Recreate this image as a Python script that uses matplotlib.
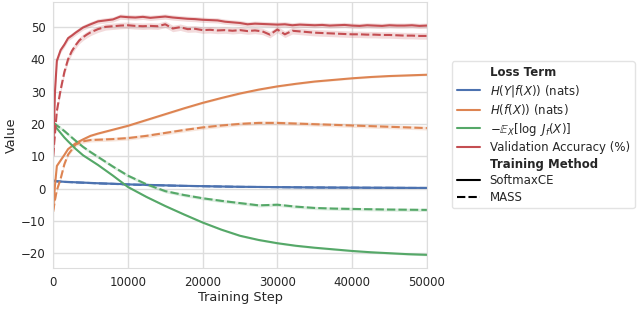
import matplotlib
matplotlib.use("Agg")
import matplotlib.pyplot as plt
from matplotlib.lines import Line2D
import seaborn as sns

sns.set_style("whitegrid")
plt.rcParams['font.family'] = ['DejaVu Sans']

# ---------------- data ----------------
steps_coarse = [0, 250, 500, 1000, 1500, 2000, 3000, 4000, 5000, 6000, 8000, 10000,
                12500, 15000, 17500, 20000, 22500, 25000, 27500, 30000, 32500, 35000,
                37500, 40000, 42500, 45000, 47500, 50000]

hyf_softmax = [2.5, 2.4, 2.3, 2.2, 2.1, 2.05, 1.95, 1.85, 1.75, 1.65, 1.5, 1.3, 1.15, 1.0,
               0.85, 0.75, 0.65, 0.55, 0.5, 0.45, 0.4, 0.35, 0.32, 0.3, 0.27, 0.25, 0.22, 0.2]
hyf_mass = [2.3, 2.25, 2.2, 2.1, 2.05, 2.0, 1.9, 1.8, 1.7, 1.6, 1.45, 1.25, 1.1, 0.95,
            0.82, 0.72, 0.62, 0.53, 0.48, 0.43, 0.38, 0.33, 0.3, 0.28, 0.25, 0.23, 0.2, 0.18]

hf_softmax = [-6.5, 1.0, 7.0, 8.7, 10.4, 12.2, 14.0, 15.2, 16.3, 17.0, 18.2, 19.4, 21.2,
              23.0, 24.8, 26.5, 28.0, 29.4, 30.6, 31.6, 32.4, 33.1, 33.6, 34.1, 34.5,
              34.8, 35.0, 35.2]
hf_mass = [-7.2, -3.5, -0.5, 3.0, 7.5, 10.5, 13.6, 14.6, 15.0, 15.1, 15.3, 15.6, 16.3,
           17.2, 18.1, 18.9, 19.5, 20.0, 20.3, 20.3, 20.1, 19.9, 19.7, 19.5, 19.3,
           19.1, 18.9, 18.7]

jac_softmax = [19.8, 19.3, 18.6, 17.2, 15.8, 14.6, 12.3, 10.3, 8.8, 7.3, 4.0, 0.5, -2.6,
               -5.4, -8.0, -10.5, -12.7, -14.6, -15.9, -16.9, -17.7, -18.3, -18.8,
               -19.3, -19.7, -20.0, -20.3, -20.5]
jac_mass = [20.3, 20.0, 19.5, 18.7, 17.8, 16.8, 14.8, 12.9, 11.3, 9.8, 6.8, 4.0, 1.3,
            -0.8, -2.0, -3.0, -3.8, -4.5, -5.2, -5.0, -5.6, -6.0, -6.2, -6.3, -6.4,
            -6.5, -6.55, -6.6]

steps_fine = [0, 250, 500, 1000, 1500, 2000, 2500, 3000, 3500, 4000, 4500, 5000] + \
             list(range(6000, 50001, 1000))

acc_softmax = [10.0, 30.0, 39.5, 42.8, 44.5, 46.5, 47.3, 48.2, 49.0, 49.8, 50.3, 50.8,
               51.7, 52.0, 52.3, 53.2, 53.0, 52.9, 53.1, 52.8, 53.0, 53.2, 52.9, 52.7,
               52.5, 52.4, 52.2, 52.1, 52.0, 51.6, 51.4, 51.2, 50.8, 51.0, 50.9, 50.8,
               50.7, 50.8, 50.5, 50.7, 50.6, 50.5, 50.6, 50.4, 50.5, 50.6, 50.4, 50.3,
               50.5, 50.4, 50.3, 50.5, 50.4, 50.4, 50.5, 50.3, 50.4]
acc_mass = [10.0, 17.0, 24.0, 30.5, 36.0, 40.0, 42.5, 44.3, 45.8, 46.8, 47.6, 48.3,
            49.3, 50.0, 50.2, 50.4, 50.5, 50.3, 50.2, 50.3, 50.2, 50.8, 49.5, 49.9,
            49.3, 49.4, 49.0, 49.1, 48.9, 49.0, 48.8, 49.0, 48.7, 48.9, 48.6, 47.6,
            49.2, 47.7, 48.8, 48.6, 48.4, 48.2, 48.1, 48.0, 47.9, 47.8, 47.7, 47.7,
            47.6, 47.6, 47.5, 47.5, 47.4, 47.3, 47.3, 47.2, 47.2]

term_labels = [r"$H(Y|f(X))$ (nats)", r"$H(f(X))$ (nats)",
               r"$-\mathbb{E}_X[\log\ J_f(X)]$", "Validation Accuracy (%)"]
method_labels = ["SoftmaxCE", "MASS"]
band_softmax = [0.15, 0.3, 0.3, 0.8]
band_mass = [0.15, 0.6, 0.5, 1.0]

# ---------------- plot ----------------
colors = sns.color_palette("deep")[:4]
fig = plt.figure(figsize=(6.4, 3.09), dpi=100)
ax = fig.add_axes([0.083, 0.133, 0.584, 0.861])

series = [
    (steps_coarse, hyf_softmax, hyf_mass),
    (steps_coarse, hf_softmax, hf_mass),
    (steps_coarse, jac_softmax, jac_mass),
    (steps_fine, acc_softmax, acc_mass),
]
dash = (0, (4, 1.5))
for i, (xs, ys_s, ys_m) in enumerate(series):
    c = colors[i]
    for ys, ls, bw in ((ys_s, '-', band_softmax[i]), (ys_m, dash, band_mass[i])):
        lo = [v - bw for v in ys]
        hi = [v + bw for v in ys]
        ax.fill_between(xs, lo, hi, color=c, alpha=0.2, lw=0)
        ax.plot(xs, ys, color=c, lw=1.5, linestyle=ls)

ax.set_xlim(0, 50000)
ax.set_xlabel("Training Step", fontsize=9.3, labelpad=2)
ax.set_ylabel("Value", fontsize=9.3, labelpad=2)
ax.tick_params(labelsize=8.5, pad=2)
for s in ax.spines.values():
    s.set_color('#dddddd')
ax.grid(color='#dddddd', lw=1.0)

blank = Line2D([], [], color='none')
handles = [blank] + [Line2D([], [], color=colors[i], lw=1.5) for i in range(4)] + \
          [blank, Line2D([], [], color='k', lw=1.5),
           Line2D([], [], color='k', lw=1.5, linestyle=dash)]
labels = ["Loss Term"] + term_labels + ["Training Method"] + method_labels
leg = ax.legend(handles, labels, loc='center left', bbox_to_anchor=(1.067, 0.5),
                fontsize=8.5, frameon=True, borderaxespad=0, labelspacing=0.3)
leg.get_frame().set_edgecolor('#dddddd')
for t in leg.get_texts():
    if t.get_text() in ("Loss Term", "Training Method"):
        t.set_fontweight('bold')

fig.savefig("out.png", dpi=100)
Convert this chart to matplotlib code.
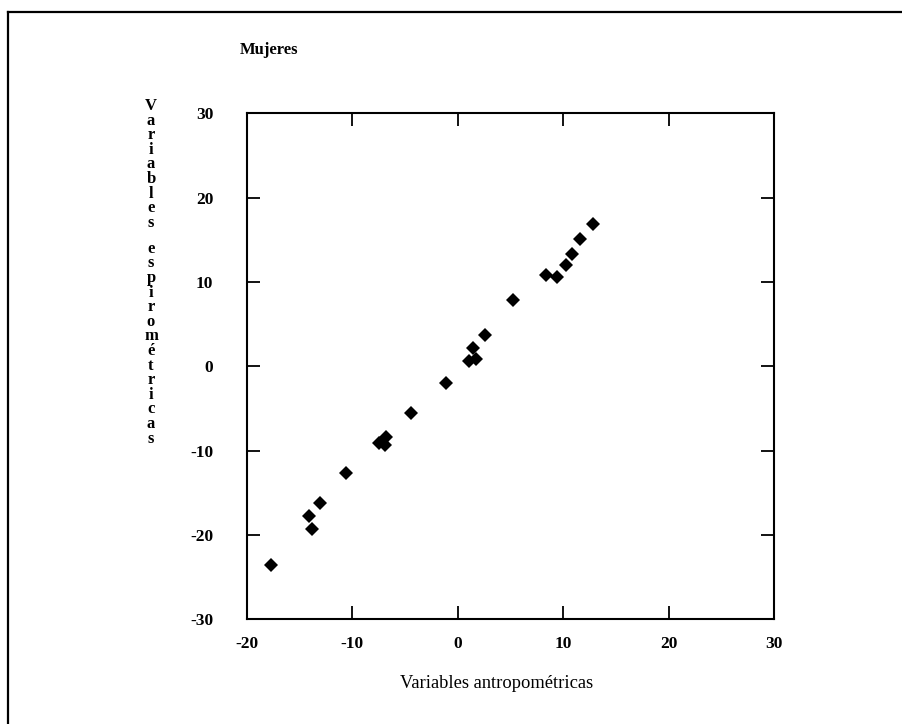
import matplotlib
matplotlib.use("Agg")
import matplotlib.pyplot as plt
from matplotlib.lines import Line2D

# Data
x_vals = [12.81, 11.61, 10.88, 10.31, 8.41, 9.45, 5.22, 2.62, 1.43, 1.71, 1.11,
          -1.07, -4.39, -6.76, -7.45, -6.89, -10.56, -13.08, -14.12, -13.81, -17.70]
y_vals = [16.91, 15.10, 13.35, 12.00, 10.80, 10.63, 7.86, 3.71, 2.13, 0.90, 0.66,
          -2.02, -5.54, -8.42, -9.13, -9.33, -12.65, -16.25, -17.79, -19.33, -23.56]
x_ticks = [-20, -10, 0, 10, 20, 30]
y_ticks = [-30, -20, -10, 0, 10, 20, 30]
title = "Mujeres"
x_label = "Variables antropométricas"
y_label_words = ["Variables", "espirométricas"]

W, H = 903, 724
fig = plt.figure(figsize=(W / 100, H / 100), dpi=100)
serif = ["Liberation Serif", "DejaVu Serif"]

left, right, top, bottom = 246.7, 774.0, 113.3, 619.3
ax = fig.add_axes([left / W, 1 - bottom / H, (right - left) / W, (bottom - top) / H])
ax.plot(x_vals, y_vals, linestyle="none", marker="D", markersize=6.8,
        color="black", markeredgewidth=0)
ax.set_xlim(-20, 30)
ax.set_ylim(-30, 30)
ax.set_xticks(x_ticks)
ax.set_yticks(y_ticks)
ax.set_xticklabels([str(v) for v in x_ticks], fontfamily=serif, fontweight="bold", fontsize=12.5)
ax.set_yticklabels([str(v) for v in y_ticks], fontfamily=serif, fontweight="bold", fontsize=12.5)
ax.tick_params(direction="in", length=9.5, width=1.3, top=True, right=True)
ax.tick_params(axis="x", pad=12)
ax.tick_params(axis="y", pad=24)
for s in ax.spines.values():
    s.set_linewidth(1.5)

# Title
fig.text(240 / W, 1 - 50 / H, title, fontfamily=serif, fontweight="bold",
         fontsize=12, ha="left", va="center")

# X label
fig.text(497 / W, 1 - 683 / H, x_label, fontfamily=serif, fontsize=13.3,
         ha="center", va="center")

# Stacked vertical y label
ypos = 106.0
step = 14.6
for wi, word in enumerate(y_label_words):
    if wi > 0:
        ypos += 26.0 - step
    for ch in word:
        fig.text(151 / W, 1 - ypos / H, ch, fontfamily=serif, fontsize=12,
                 fontweight="bold", ha="center", va="center")
        ypos += step

# Outer frame (top and left edges)
fig.add_artist(Line2D([8 / W, 1.0], [1 - 12 / H, 1 - 12 / H],
                      transform=fig.transFigure, color="black", linewidth=1.6))
fig.add_artist(Line2D([8 / W, 8 / W], [1 - 12 / H, 0.0],
                      transform=fig.transFigure, color="black", linewidth=1.6))

fig.savefig("out.png", dpi=100, facecolor="white")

_Aim_: Copy nothing past the line containing "plt.rcParams['font.family'] = ['DejaVu Sans']": reproduce every line from the start of the records up to it, skipping pictures.

_Solved problem_:
Recreate this image as a Python script that uses matplotlib.
import matplotlib
matplotlib.use("Agg")
import matplotlib.pyplot as plt
from matplotlib.lines import Line2D
import seaborn as sns

sns.set_style("whitegrid")
plt.rcParams['font.family'] = ['DejaVu Sans']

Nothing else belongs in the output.